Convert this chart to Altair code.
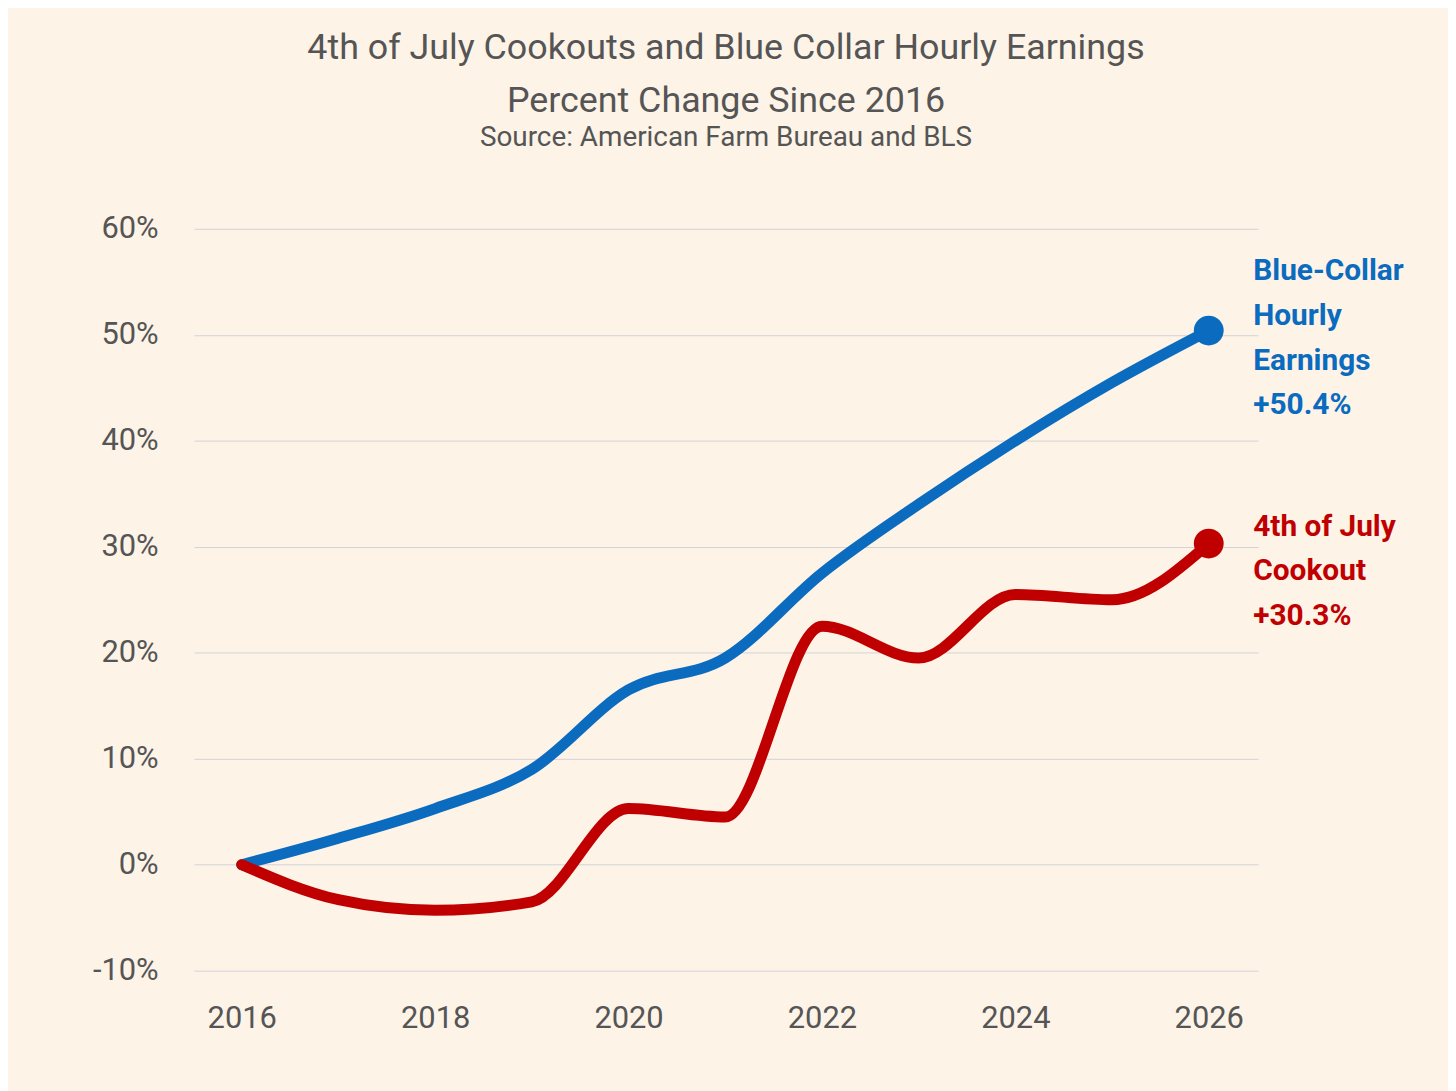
import altair as alt
import pandas as pd

years = list(range(2016, 2027))
blue = [0, 2.5, 5.3, 9.0, 16.5, 19.5, 27.5, 34.0, 40.0, 45.5, 50.4]
red = [0, -3.3, -4.3, -3.5, 5.3, 4.5, 22.5, 19.5, 25.5, 25.0, 30.3]

df = pd.DataFrame({
    "year": years * 2,
    "pct": blue + red,
    "series": ["Blue"] * len(years) + ["Red"] * len(years),
})
ends = df[df.year == 2026]
labels = pd.DataFrame({
    "year": [2026.46, 2026.46],
    "pct": [57.4, 33.3],
    "txt": ["Blue-Collar\nHourly\nEarnings\n+50.4%", "4th of July\nCookout\n+30.3%"],
    "series": ["Blue", "Red"],
})

FONT = "Liberation Sans Narrow, Roboto, sans-serif"
color = alt.Color("series:N", scale=alt.Scale(domain=["Blue", "Red"], range=["#0a6bbf", "#c00000"]), legend=None)
x = alt.X("year:Q", scale=alt.Scale(domain=[2015.506, 2026.51], nice=False),
          axis=alt.Axis(values=list(range(2016, 2027, 2)), format="d", title=None, grid=False,
                        domain=False, ticks=False, labelPadding=33))
y = alt.Y("pct:Q", scale=alt.Scale(domain=[-10, 60], nice=False),
          axis=alt.Axis(values=list(range(-10, 61, 10)), labelExpr="datum.value + '%'", title=None,
                        domain=False, ticks=False, labelPadding=36, gridColor="#d3d3d8"))

base = alt.Chart(df)
lines = base.mark_line(strokeWidth=11, interpolate="monotone", strokeCap="round").encode(x=x, y=y, color=color)
dots = alt.Chart(ends).mark_circle(size=900, opacity=1).encode(x=x, y=y, color=color)
text = alt.Chart(labels).mark_text(align="left", baseline="top", fontSize=30, fontWeight="bold",
                                  font=FONT, lineHeight=45, lineBreak="\n", clip=False).encode(
    x=x, y=y, color=color, text="txt:N")

chart = alt.layer(lines, dots, text).properties(
    width=1070, height=746,
    autosize=alt.AutoSizeParams(type="none"),
    padding={"left": 187, "top": 219, "right": 191, "bottom": 126},
    background="#fdf3e7",
    title=alt.TitleParams(
        text=["4th of July Cookouts and Blue Collar Hourly Earnings", "Percent Change Since 2016"],
        subtitle="Source: American Farm Bureau and BLS",
        fontSize=36, subtitleFontSize=28, font=FONT, subtitleFont=FONT,
        color="#555555", subtitleColor="#555555", fontWeight="normal",
        anchor="middle", lineHeight=54, offset=60, subtitlePadding=4,
    ),
).configure_view(stroke=None).configure_axis(
    labelFont=FONT, labelFontSize=31, labelColor="#555555"
)

chart.save("out.html", embed_options={"renderer": "svg", "actions": False})
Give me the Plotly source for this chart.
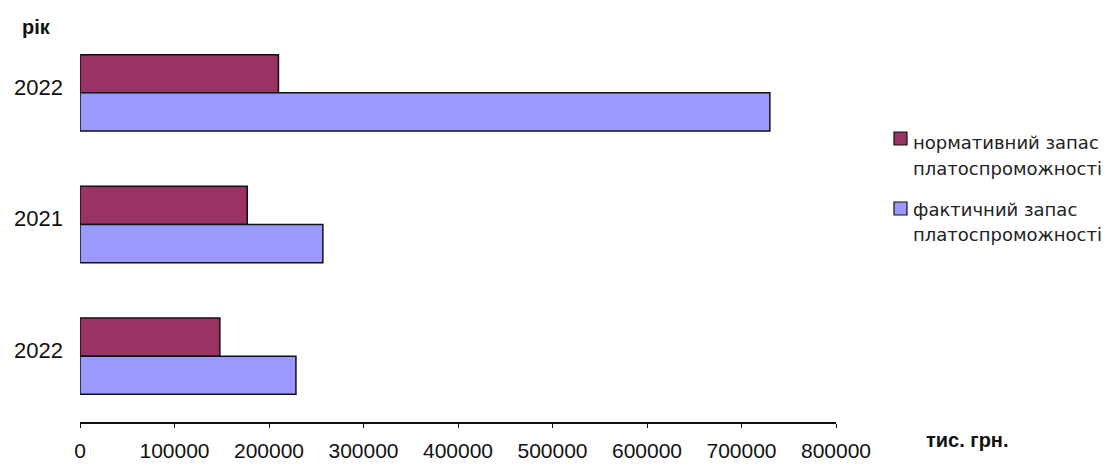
import plotly.graph_objects as go

# ---- data ----
year_labels = ["2022", "2021", "2022"]          # bottom -> top
norm_reserve = [148000, 177000, 210000]          # нормативний запас платоспроможності
fact_reserve = [228500, 257000, 730000]          # фактичний запас платоспроможності
x_ticks = [0, 100000, 200000, 300000, 400000, 500000, 600000, 700000, 800000]
series_names = ["нормативний запас<br>платоспроможності",
                "фактичний запас<br>платоспроможності"]

ypos = list(range(len(year_labels)))

W, H = 1114, 465
L, R, T, B = 80, 278, 27, 43
pw, ph = W - L - R, H - T - B

def px_x(px):
    return (px - L) / pw

def px_y(py):
    return (H - B - py) / ph

MAROON = "#993366"
LAVENDER = "#9999FF"
bw = 0.29

fig = go.Figure()
fig.add_trace(go.Bar(
    y=ypos, x=norm_reserve, orientation="h", name=series_names[0],
    width=bw, offset=0, marker=dict(color=MAROON, line=dict(color="#111", width=1.5)),
    showlegend=False,
))
fig.add_trace(go.Bar(
    y=ypos, x=fact_reserve, orientation="h", name=series_names[1],
    width=bw, offset=-bw, marker=dict(color=LAVENDER, line=dict(color="#111", width=1.5)),
    showlegend=False,
))

fig.update_layout(
    width=W, height=H,
    margin=dict(l=L, r=R, t=T, b=B, pad=0, autoexpand=False),
    paper_bgcolor="white", plot_bgcolor="white",
    barmode="overlay",
    font=dict(family="Liberation Sans, Arial, sans-serif", color="#111"),
)
fig.update_xaxes(
    range=[0, 800000], tickvals=x_ticks, ticktext=[str(v) for v in x_ticks],
    showline=True, linecolor="#111", linewidth=1.5,
    ticks="outside", ticklen=4, tickcolor="#111", tickwidth=1,
    showgrid=False, zeroline=False, automargin=False,
    tickfont=dict(size=21, family="Liberation Sans, Arial, sans-serif", color="#111"),
    ticklabelstandoff=5,
)
fig.update_yaxes(
    range=[-0.5, 2.5], tickvals=ypos, ticktext=year_labels,
    showline=False, showgrid=False, zeroline=False, ticks="", automargin=False,
    tickfont=dict(size=22, family="Liberation Sans, Arial, sans-serif", color="#111"),
    ticklabelstandoff=16, ticklabelshift=-6,
)

annotations = [
    dict(text="<b>рік</b>", x=px_x(36), y=px_y(27), xref="paper", yref="paper",
         showarrow=False, xanchor="center", yanchor="middle",
         font=dict(size=20, family="Liberation Sans, Arial, sans-serif", color="#111")),
    dict(text="<b>тис. грн.</b>", x=px_x(967), y=px_y(440), xref="paper", yref="paper",
         showarrow=False, xanchor="center", yanchor="middle",
         font=dict(size=20, family="Liberation Sans, Arial, sans-serif", color="#111")),
]

# manual legend
legend_font = dict(size=18, family="DejaVu Sans, Verdana, sans-serif", color="#222")
legend_items = [
    (MAROON, 132, [142, 168], series_names[0].split("<br>")),
    (LAVENDER, 202, [209, 235], series_names[1].split("<br>")),
]
shapes = []
for color, sy, lines_y, lines in legend_items:
    shapes.append(dict(type="rect", xref="paper", yref="paper",
                       x0=px_x(894), x1=px_x(907), y0=px_y(sy + 13), y1=px_y(sy),
                       fillcolor=color, line=dict(color="#111", width=1.2)))
    for ly, txt in zip(lines_y, lines):
        annotations.append(dict(text=txt, x=px_x(911), y=px_y(ly), xref="paper", yref="paper",
                                showarrow=False, xanchor="left", yanchor="middle",
                                font=legend_font))

fig.update_layout(annotations=annotations, shapes=shapes)
fig.write_html("out.html")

:::

# [Written problem]
Without the pictures, output the full listing exactly as it stands.

# [Right answer]
Convert this chart to Altair code.
import altair as alt
import pandas as pd

years = list(range(2016, 2027))
blue = [0, 2.5, 5.3, 9.0, 16.5, 19.5, 27.5, 34.0, 40.0, 45.5, 50.4]
red = [0, -3.3, -4.3, -3.5, 5.3, 4.5, 22.5, 19.5, 25.5, 25.0, 30.3]

df = pd.DataFrame({
    "year": years * 2,
    "pct": blue + red,
    "series": ["Blue"] * len(years) + ["Red"] * len(years),
})
ends = df[df.year == 2026]
labels = pd.DataFrame({
    "year": [2026.46, 2026.46],
    "pct": [57.4, 33.3],
    "txt": ["Blue-Collar\nHourly\nEarnings\n+50.4%", "4th of July\nCookout\n+30.3%"],
    "series": ["Blue", "Red"],
})

FONT = "Liberation Sans Narrow, Roboto, sans-serif"
color = alt.Color("series:N", scale=alt.Scale(domain=["Blue", "Red"], range=["#0a6bbf", "#c00000"]), legend=None)
x = alt.X("year:Q", scale=alt.Scale(domain=[2015.506, 2026.51], nice=False),
          axis=alt.Axis(values=list(range(2016, 2027, 2)), format="d", title=None, grid=False,
                        domain=False, ticks=False, labelPadding=33))
y = alt.Y("pct:Q", scale=alt.Scale(domain=[-10, 60], nice=False),
          axis=alt.Axis(values=list(range(-10, 61, 10)), labelExpr="datum.value + '%'", title=None,
                        domain=False, ticks=False, labelPadding=36, gridColor="#d3d3d8"))

base = alt.Chart(df)
lines = base.mark_line(strokeWidth=11, interpolate="monotone", strokeCap="round").encode(x=x, y=y, color=color)
dots = alt.Chart(ends).mark_circle(size=900, opacity=1).encode(x=x, y=y, color=color)
text = alt.Chart(labels).mark_text(align="left", baseline="top", fontSize=30, fontWeight="bold",
                                  font=FONT, lineHeight=45, lineBreak="\n", clip=False).encode(
    x=x, y=y, color=color, text="txt:N")

chart = alt.layer(lines, dots, text).properties(
    width=1070, height=746,
    autosize=alt.AutoSizeParams(type="none"),
    padding={"left": 187, "top": 219, "right": 191, "bottom": 126},
    background="#fdf3e7",
    title=alt.TitleParams(
        text=["4th of July Cookouts and Blue Collar Hourly Earnings", "Percent Change Since 2016"],
        subtitle="Source: American Farm Bureau and BLS",
        fontSize=36, subtitleFontSize=28, font=FONT, subtitleFont=FONT,
        color="#555555", subtitleColor="#555555", fontWeight="normal",
        anchor="middle", lineHeight=54, offset=60, subtitlePadding=4,
    ),
).configure_view(stroke=None).configure_axis(
    labelFont=FONT, labelFontSize=31, labelColor="#555555"
)

chart.save("out.html", embed_options={"renderer": "svg", "actions": False})
Give me the Plotly source for this chart.
import plotly.graph_objects as go

# ---- data ----
year_labels = ["2022", "2021", "2022"]          # bottom -> top
norm_reserve = [148000, 177000, 210000]          # нормативний запас платоспроможності
fact_reserve = [228500, 257000, 730000]          # фактичний запас платоспроможності
x_ticks = [0, 100000, 200000, 300000, 400000, 500000, 600000, 700000, 800000]
series_names = ["нормативний запас<br>платоспроможності",
                "фактичний запас<br>платоспроможності"]

ypos = list(range(len(year_labels)))

W, H = 1114, 465
L, R, T, B = 80, 278, 27, 43
pw, ph = W - L - R, H - T - B

def px_x(px):
    return (px - L) / pw

def px_y(py):
    return (H - B - py) / ph

MAROON = "#993366"
LAVENDER = "#9999FF"
bw = 0.29

fig = go.Figure()
fig.add_trace(go.Bar(
    y=ypos, x=norm_reserve, orientation="h", name=series_names[0],
    width=bw, offset=0, marker=dict(color=MAROON, line=dict(color="#111", width=1.5)),
    showlegend=False,
))
fig.add_trace(go.Bar(
    y=ypos, x=fact_reserve, orientation="h", name=series_names[1],
    width=bw, offset=-bw, marker=dict(color=LAVENDER, line=dict(color="#111", width=1.5)),
    showlegend=False,
))

fig.update_layout(
    width=W, height=H,
    margin=dict(l=L, r=R, t=T, b=B, pad=0, autoexpand=False),
    paper_bgcolor="white", plot_bgcolor="white",
    barmode="overlay",
    font=dict(family="Liberation Sans, Arial, sans-serif", color="#111"),
)
fig.update_xaxes(
    range=[0, 800000], tickvals=x_ticks, ticktext=[str(v) for v in x_ticks],
    showline=True, linecolor="#111", linewidth=1.5,
    ticks="outside", ticklen=4, tickcolor="#111", tickwidth=1,
    showgrid=False, zeroline=False, automargin=False,
    tickfont=dict(size=21, family="Liberation Sans, Arial, sans-serif", color="#111"),
    ticklabelstandoff=5,
)
fig.update_yaxes(
    range=[-0.5, 2.5], tickvals=ypos, ticktext=year_labels,
    showline=False, showgrid=False, zeroline=False, ticks="", automargin=False,
    tickfont=dict(size=22, family="Liberation Sans, Arial, sans-serif", color="#111"),
    ticklabelstandoff=16, ticklabelshift=-6,
)

annotations = [
    dict(text="<b>рік</b>", x=px_x(36), y=px_y(27), xref="paper", yref="paper",
         showarrow=False, xanchor="center", yanchor="middle",
         font=dict(size=20, family="Liberation Sans, Arial, sans-serif", color="#111")),
    dict(text="<b>тис. грн.</b>", x=px_x(967), y=px_y(440), xref="paper", yref="paper",
         showarrow=False, xanchor="center", yanchor="middle",
         font=dict(size=20, family="Liberation Sans, Arial, sans-serif", color="#111")),
]

# manual legend
legend_font = dict(size=18, family="DejaVu Sans, Verdana, sans-serif", color="#222")
legend_items = [
    (MAROON, 132, [142, 168], series_names[0].split("<br>")),
    (LAVENDER, 202, [209, 235], series_names[1].split("<br>")),
]
shapes = []
for color, sy, lines_y, lines in legend_items:
    shapes.append(dict(type="rect", xref="paper", yref="paper",
                       x0=px_x(894), x1=px_x(907), y0=px_y(sy + 13), y1=px_y(sy),
                       fillcolor=color, line=dict(color="#111", width=1.2)))
    for ly, txt in zip(lines_y, lines):
        annotations.append(dict(text=txt, x=px_x(911), y=px_y(ly), xref="paper", yref="paper",
                                showarrow=False, xanchor="left", yanchor="middle",
                                font=legend_font))

fig.update_layout(annotations=annotations, shapes=shapes)
fig.write_html("out.html")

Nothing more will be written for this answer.